Summary and Analysis
While visiting her daughter Charlotte, Mrs. Jennings learned from Doctor Donovan that he had just left Mrs. John Dashwood, who was suffering from hysterics. Anne Steele had innocently revealed the news of Lucy Steele's engagement to Edward, and Fanny, aghast, had ordered Lucy out of her house.
Elinor realized that she must tell Marianne about the whole affair before Marianne heard it from Mrs. Jennings. Her sister was heartbroken. "What!" she said. "While attending me in all my misery, has this been on your heart?" Elinor, taking advantage of her sister's recriminations, made Marianne promise to show discretion when hearing or talking about the affair. On the following day, the sisters again heard the story, this time from John Dashwood. He told them that Fanny had told her mother about the engagement, and Mrs. Ferrars had sent for Edward, who refused to break it. He left the house in spite of his mother's declaration that she would disinherit him. Mrs. Ferrars' latest plan was to give Edward's inheritance to his brother Robert, immediately.

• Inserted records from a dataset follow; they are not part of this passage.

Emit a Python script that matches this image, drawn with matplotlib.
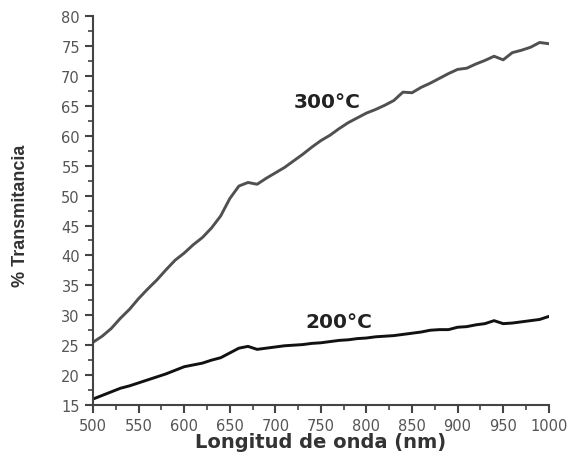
import numpy as np
import matplotlib
matplotlib.use("Agg")
import matplotlib.pyplot as plt
from matplotlib.ticker import MultipleLocator

wavelength = list(range(500, 1001, 10))

t300 = [25.5, 26.5, 27.8, 29.5, 31.0, 32.8, 34.4, 35.9, 37.6, 39.2,
        40.4, 41.8, 43.0, 44.6, 46.6, 49.5, 51.6, 52.2, 51.9, 52.9,
        53.8, 54.7, 55.8, 56.9, 58.1, 59.2, 60.1, 61.2, 62.2, 63.0,
        63.8, 64.4, 65.1, 65.9, 67.3, 67.2, 68.1, 68.8, 69.6, 70.4,
        71.1, 71.3, 72.0, 72.6, 73.3, 72.7, 73.9, 74.3, 74.8, 75.6,
        75.4]

t200 = [16.0, 16.6, 17.2, 17.8, 18.2, 18.7, 19.2, 19.7, 20.2, 20.8,
        21.4, 21.7, 22.0, 22.5, 22.9, 23.7, 24.5, 24.8, 24.3, 24.5,
        24.7, 24.9, 25.0, 25.1, 25.3, 25.4, 25.6, 25.8, 25.9, 26.1,
        26.2, 26.4, 26.5, 26.6, 26.8, 27.0, 27.2, 27.5, 27.6, 27.6,
        28.0, 28.1, 28.4, 28.6, 29.1, 28.6, 28.7, 28.9, 29.1, 29.3,
        29.8]

plt.rcParams['font.family'] = ['DejaVu Sans']

fig = plt.figure(figsize=(5.71, 4.64), dpi=100)
ax = fig.add_axes([0.163, 0.125, 0.798, 0.838])

ax.plot(wavelength, t300, color='#505050', lw=2.1)
ax.plot(wavelength, t200, color='#111111', lw=2.1)

ax.text(757, 65.7, '300°C', fontsize=14.5, fontweight='bold',
        ha='center', va='center', color='#222222')
ax.text(770, 28.9, '200°C', fontsize=14.5, fontweight='bold',
        ha='center', va='center', color='#222222')

ax.set_xlim(500, 1000)
ax.set_ylim(15, 80)
ax.xaxis.set_major_locator(MultipleLocator(50))
ax.xaxis.set_minor_locator(MultipleLocator(25))
ax.yaxis.set_major_locator(MultipleLocator(5))
ax.yaxis.set_minor_locator(MultipleLocator(2.5))

for s in ['top', 'right']:
    ax.spines[s].set_visible(False)
for s in ['left', 'bottom']:
    ax.spines[s].set_color('#444444')
    ax.spines[s].set_linewidth(1.5)

ax.tick_params(which='major', direction='out', length=6, width=1.5,
               color='#444444', labelsize=10.5, labelcolor='#555555')
ax.tick_params(which='minor', direction='out', length=3.5, width=1.2,
               color='#444444')

ax.set_xlabel('Longitud de onda (nm)', fontsize=14, fontweight='bold',
              color='#333333', va='center')
ax.xaxis.set_label_coords(0.5, -0.095)
ax.set_ylabel('% Transmitancia', fontsize=13, fontweight='bold',
              family='Liberation Sans', color='#333333', va='center')
ax.yaxis.set_label_coords(-0.16, 0.49)

fig.savefig('out.png', dpi=100)
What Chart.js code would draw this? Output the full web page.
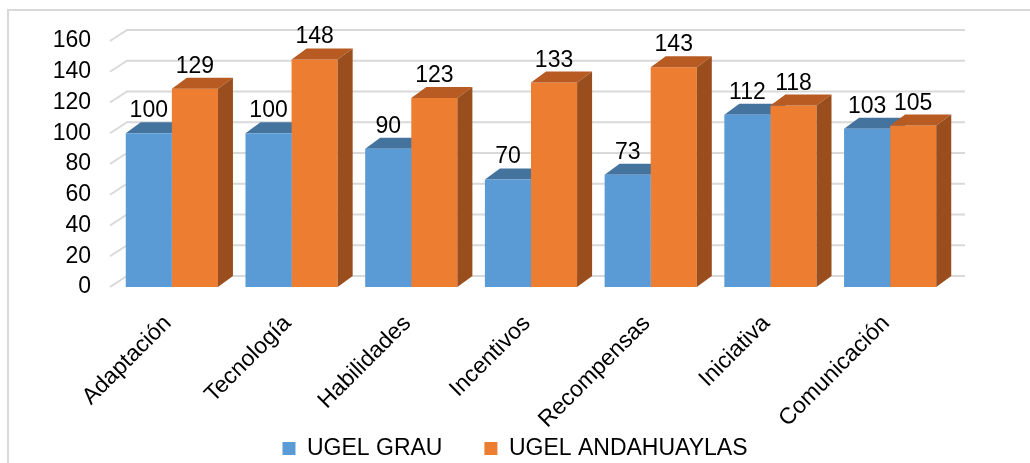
<!DOCTYPE html>
<html>
<head>
<meta charset="utf-8">
<script src="https://cdn.jsdelivr.net/npm/chart.js@4.4.0/dist/chart.umd.min.js"></script>
<style>
  html, body { margin: 0; padding: 0; background: #fff; }
  canvas { display: block; }
</style>
</head>
<body>
<canvas id="barChart" width="1030" height="463"></canvas>
<script>
const categories = ['Adaptación', 'Tecnología', 'Habilidades', 'Incentivos', 'Recompensas', 'Iniciativa', 'Comunicación'];
const grauValues = [100, 100, 90, 70, 73, 112, 103];
const andahuaylasValues = [129, 148, 123, 133, 143, 118, 105];
const seriesNames = ['UGEL GRAU', 'UGEL ANDAHUAYLAS'];
const yMax = 160;
const yStep = 20;

// depth of the fake 3D boxes
const DX = 15;
const DY = 11;
const FONT = 'Liberation Sans, Arial, sans-serif';
const FONT_SIZE = 23;

const faceColors = [
    { front: '#5b9bd5', top: '#44739e', side: '#3f6c96' },
    { front: '#ed7d31', top: '#b85b22', side: '#9a4e1d' }
];

function drawBox(ctx, bar, colors) {
    const left = bar.x - bar.width / 2;
    const right = bar.x + bar.width / 2;
    const top = bar.y;
    const base = bar.base;

    ctx.fillStyle = colors.top;
    ctx.beginPath();
    ctx.moveTo(left, top);
    ctx.lineTo(right, top);
    ctx.lineTo(right + DX, top - DY);
    ctx.lineTo(left + DX, top - DY);
    ctx.closePath();
    ctx.fill();

    ctx.fillStyle = colors.side;
    ctx.beginPath();
    ctx.moveTo(right, top);
    ctx.lineTo(right + DX, top - DY);
    ctx.lineTo(right + DX, base - DY);
    ctx.lineTo(right, base);
    ctx.closePath();
    ctx.fill();
}

const depthPlugin = {
    id: 'depth',
    beforeDraw(chart) {
        const ctx = chart.ctx;
        ctx.save();
        ctx.strokeStyle = '#d9d9d9';
        ctx.lineWidth = 2;
        ctx.strokeRect(8, 10, 1040, 480);
        ctx.restore();
    },
    beforeDatasetsDraw(chart) {
        const ctx = chart.ctx;
        const area = chart.chartArea;
        const yScale = chart.scales.y;
        ctx.save();
        ctx.strokeStyle = '#d9d9d9';
        ctx.lineWidth = 2;
        yScale.ticks.forEach(t => {
            const y = yScale.getPixelForValue(t.value);
            ctx.beginPath();
            ctx.moveTo(area.left - 2, y);
            ctx.lineTo(area.left + DX, y - DY);
            ctx.lineTo(area.right + DX, y - DY);
            ctx.stroke();
        });
        chart.getDatasetMeta(0).data.forEach(bar => drawBox(ctx, bar, faceColors[0]));
        ctx.restore();
    },
    afterDatasetsDraw(chart) {
        const ctx = chart.ctx;
        ctx.save();
        chart.getDatasetMeta(1).data.forEach(bar => drawBox(ctx, bar, faceColors[1]));

        ctx.fillStyle = '#000';
        ctx.font = FONT_SIZE + 'px ' + FONT;
        ctx.textAlign = 'center';
        ctx.textBaseline = 'alphabetic';
        chart.data.datasets.forEach((ds, i) => {
            chart.getDatasetMeta(i).data.forEach((bar, j) => {
                ctx.fillText(ds.data[j], bar.x, bar.y - 16);
            });
        });
        ctx.restore();
    }
};

const ctx = document.getElementById('barChart').getContext('2d');
new Chart(ctx, {
    type: 'bar',
    data: {
        labels: categories,
        datasets: [{
            label: seriesNames[0],
            data: grauValues,
            backgroundColor: faceColors[0].front,
            borderWidth: 0
        }, {
            label: seriesNames[1],
            data: andahuaylasValues,
            backgroundColor: faceColors[1].front,
            borderWidth: 0
        }]
    },
    options: {
        responsive: false,
        animation: false,
        layout: {
            padding: { top: 41, right: 0, left: 0, bottom: -7 }
        },
        datasets: {
            bar: {
                categoryPercentage: 0.77,
                barPercentage: 1
            }
        },
        plugins: {
            legend: {
                position: 'bottom',
                labels: {
                    boxWidth: 13,
                    boxHeight: 13,
                    padding: 10,
                    color: '#000',
                    font: { family: FONT, size: FONT_SIZE },
                    generateLabels(chart) {
                        const items = Chart.defaults.plugins.legend.labels.generateLabels(chart);
                        // widen the gap after the first entry
                        items[0].text += '     ';
                        return items;
                    }
                }
            },
            tooltip: { enabled: false }
        },
        scales: {
            x: {
                grid: { display: false },
                border: { display: false },
                ticks: {
                    color: '#000',
                    font: { family: FONT, size: FONT_SIZE },
                    minRotation: 45,
                    maxRotation: 45,
                    autoSkip: false,
                    padding: 15,
                    labelOffset: -4
                },
                afterFit(scale) {
                    scale.height = 140;
                }
            },
            y: {
                min: 0,
                max: yMax,
                grid: { display: false, drawTicks: false },
                border: { display: false },
                ticks: {
                    stepSize: yStep,
                    autoSkip: false,
                    color: '#000',
                    font: { family: FONT, size: FONT_SIZE },
                    padding: 21
                },
                afterFit(scale) {
                    scale.width = 112;
                }
            },
            // empty right-hand margin, keeps the legend centred on the page
            spacer: {
                position: 'right',
                grid: { display: false },
                border: { display: false },
                ticks: { display: false },
                afterFit(scale) {
                    scale.width = 80;
                }
            }
        }
    },
    plugins: [depthPlugin]
});
</script>
</body>
</html>
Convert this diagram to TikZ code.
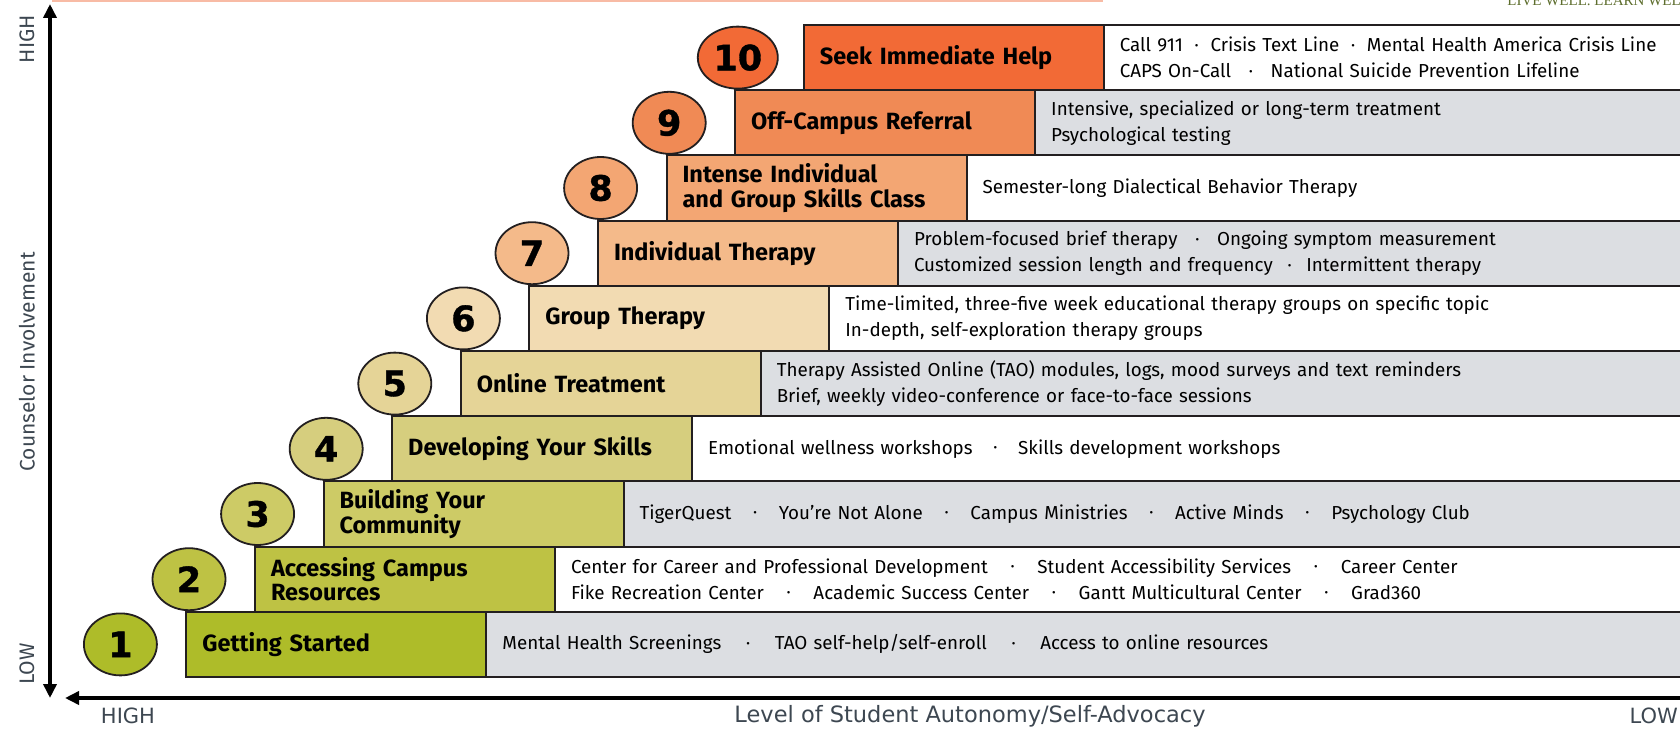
\documentclass[tikz,border=0pt]{standalone}
\usepackage{fontspec}
\setmainfont{Fira Sans}
\newfontfamily\numfont[FakeBold=1]{DejaVu Sans}
\newfontfamily\axisfont{DejaVu Sans}
\newfontfamily\logofont{Liberation Serif}
\usetikzlibrary{shapes.geometric,arrows.meta}

\definecolor{stepA}{HTML}{AEBC29}
\definecolor{stepB}{HTML}{BEC244}
\definecolor{stepC}{HTML}{CDCB66}
\definecolor{stepD}{HTML}{D6CE7E}
\definecolor{stepE}{HTML}{E5D497}
\definecolor{stepF}{HTML}{F2DBB2}
\definecolor{stepG}{HTML}{F4BA8A}
\definecolor{stepH}{HTML}{F3A673}
\definecolor{stepI}{HTML}{F08A55}
\definecolor{stepJ}{HTML}{F26A36}
\definecolor{infogray}{HTML}{DCDEE2}
\definecolor{edge}{HTML}{231F20}
\definecolor{axisgray}{HTML}{3D4751}
\definecolor{logogreen}{HTML}{5E6E2E}
\definecolor{rule}{HTML}{F8BBA5}

% small dot between items
\newcommand\bul[1][12pt]{\hspace{#1}\raisebox{2.5pt}{\fontsize{11}{11}\selectfont\textbullet}\hspace{#1}}

\tikzset{
	stepbox/.style={draw=edge, line width=2pt, anchor=north west, minimum width=300pt, minimum height=65.2pt,
		inner xsep=16pt, inner ysep=0pt, text width=268pt, align=left, font=\fontsize{23.5}{24.5}\selectfont\bfseries},
	infobox/.style={draw=edge, line width=2pt, anchor=north west, minimum height=65.2pt,
		inner xsep=16pt, inner ysep=0pt, align=left, font=\fontsize{18.8}{26}\selectfont},
	numdot/.style={ellipse, draw=edge, line width=1.8pt, minimum height=62pt, inner sep=1pt,
		font=\numfont\fontsize{35}{35}\selectfont\bfseries},
	axis/.style={line width=3.5pt, black},
	axislab/.style={text=axisgray, inner sep=0pt},
}

\begin{document}
\begin{tikzpicture}[x=1pt,y=-1pt]
	\useasboundingbox (0,0) rectangle (1680,730);
	\draw[rule, line width=2pt] (52,1) -- (1103,1);
	\node[text=logogreen, anchor=base east, inner sep=0pt, font=\logofont\fontsize{15}{15}\selectfont] (logo) at (1690,6) {LIVE WELL. LEARN WELL};
	
	\foreach \i/\col/\lab/\desc in {
		1/stepA/{Getting Started}/{Mental Health Screenings\bul[25pt]TAO self-help/self-enroll\bul[25pt]Access to online resources},
		2/stepB/{Accessing Campus\\Resources}/{Center for Career and Professional Development\bul[23pt]Student Accessibility Services\bul[23pt]Career Center\\Fike Recreation Center\bul[23pt]Academic Success Center\bul[23pt]Gantt Multicultural Center\bul[23pt]Grad360},
		3/stepC/{Building Your\\Community}/{TigerQuest\bul[22pt]You’re Not Alone\bul[22pt]Campus Ministries\bul[22pt]Active Minds\bul[22pt]Psychology Club},
		4/stepD/{Developing Your Skills}/{Emotional wellness workshops\bul[21pt]Skills development workshops},
		5/stepE/{Online Treatment}/{Therapy Assisted Online (TAO) modules, logs, mood surveys and text reminders\\Brief, weekly video-conference or face-to-face sessions},
		6/stepF/{Group Therapy}/{Time-limited, three-five week educational therapy groups on specific topic\\In-depth, self-exploration therapy groups},
		7/stepG/{Individual Therapy}/{Problem-focused brief therapy\bul[18pt]Ongoing symptom measurement\\Customized session length and frequency\bul[15pt]Intermittent therapy},
		8/stepH/{Intense Individual\\and Group Skills Class}/{Semester-long Dialectical Behavior Therapy},
		9/stepI/{Off-Campus Referral}/{Intensive, specialized or long-term treatment\\Psychological testing},
		10/stepJ/{Seek Immediate Help}/{Call 911\bul[12pt]Crisis Text Line\bul[12pt]Mental Health America Crisis Line\\CAPS On-Call\bul[18pt]National Suicide Prevention Lifeline}}
	{
		\pgfmathsetmacro\xl{185.4+68.6*(\i-1)}
		\pgfmathsetmacro\yt{676-65.2*\i}
		\pgfmathsetmacro\infow{1700-\xl-300}
		\pgfmathsetmacro\infotw{\infow-32}
		\pgfmathsetmacro\numw{\i==10 ? 80 : 73}
		\ifodd\i\relax \def\bg{infogray}\else \def\bg{white}\fi
		\node[infobox, fill=\bg, minimum width=\infow pt, text width=\infotw pt] (info\i) at (\xl+300,\yt) {\desc};
		\node[stepbox, fill=\col] (step\i) at (\xl,\yt) {\lab};
		\node[numdot, fill=\col, minimum width=\numw pt] (num\i) at ([xshift=-65pt]step\i.west) {\i};
	}
	
	% axes
	\coordinate (ytop) at (50,4);
	\coordinate (ybot) at (50,698);
	\coordinate (xtip) at (65,698);
	\coordinate (xend) at (1690,698);
	\draw[axis, {Triangle[width=13pt,length=14pt]}-{Triangle[width=13pt,length=14pt]}] (ybot) -- (ytop);
	\draw[axis, -{Triangle[width=13pt,length=14pt]}] (xend) -- (xtip);
	
	\node[axislab, font=\axisfont\fontsize{21}{21}\selectfont] (xhigh) at (128,716) {HIGH};
	\node[axislab, font=\axisfont\fontsize{22.5}{22.5}\selectfont] (xname) at (970,716) {Level of Student Autonomy/Self-Advocacy};
	\node[axislab, font=\axisfont\fontsize{21}{21}\selectfont, anchor=east] (xlow) at (1678,716) {LOW};
	\node[axislab, rotate=90, font=\fontsize{21}{21}\selectfont] (yhigh) at (27,39) {HIGH};
	\node[axislab, rotate=90, font=\fontsize{21}{21}\selectfont] (yname) at (27,362) {Counselor Involvement};
	\node[axislab, rotate=90, font=\fontsize{21}{21}\selectfont] (ylow) at (27,664) {LOW};
\end{tikzpicture}
\end{document}
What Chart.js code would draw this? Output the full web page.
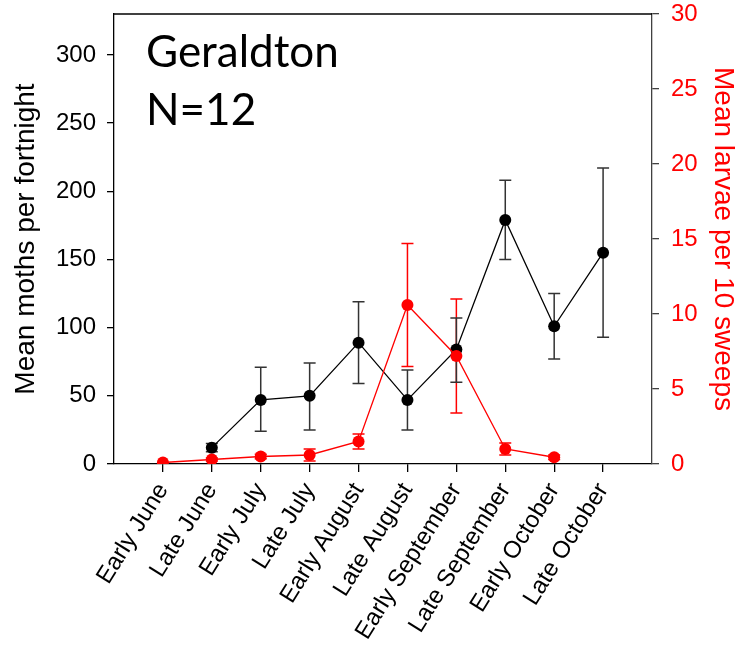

Mrs. Jennings continues to reveal herself as the kindly and sensible creature she is. Her tactless curiosity and gossip began by offending Elinor and Marianne, but the sisters have by now learned that she has a big heart, which is what really matters. She energetically sides with Lucy against the wealth and family connections of the Dashwoods and the Ferrarses. "I declare I have no patience with your sister," she says, indignant because Fanny Dashwood has thrown Lucy out of her house, "and I hope, with all my heart, it will be a match in spite of her. . . . I have no notion of people's making such a to-do about money and greatness." Ironically, her simple heart can see no contrivance in the devious Lucy.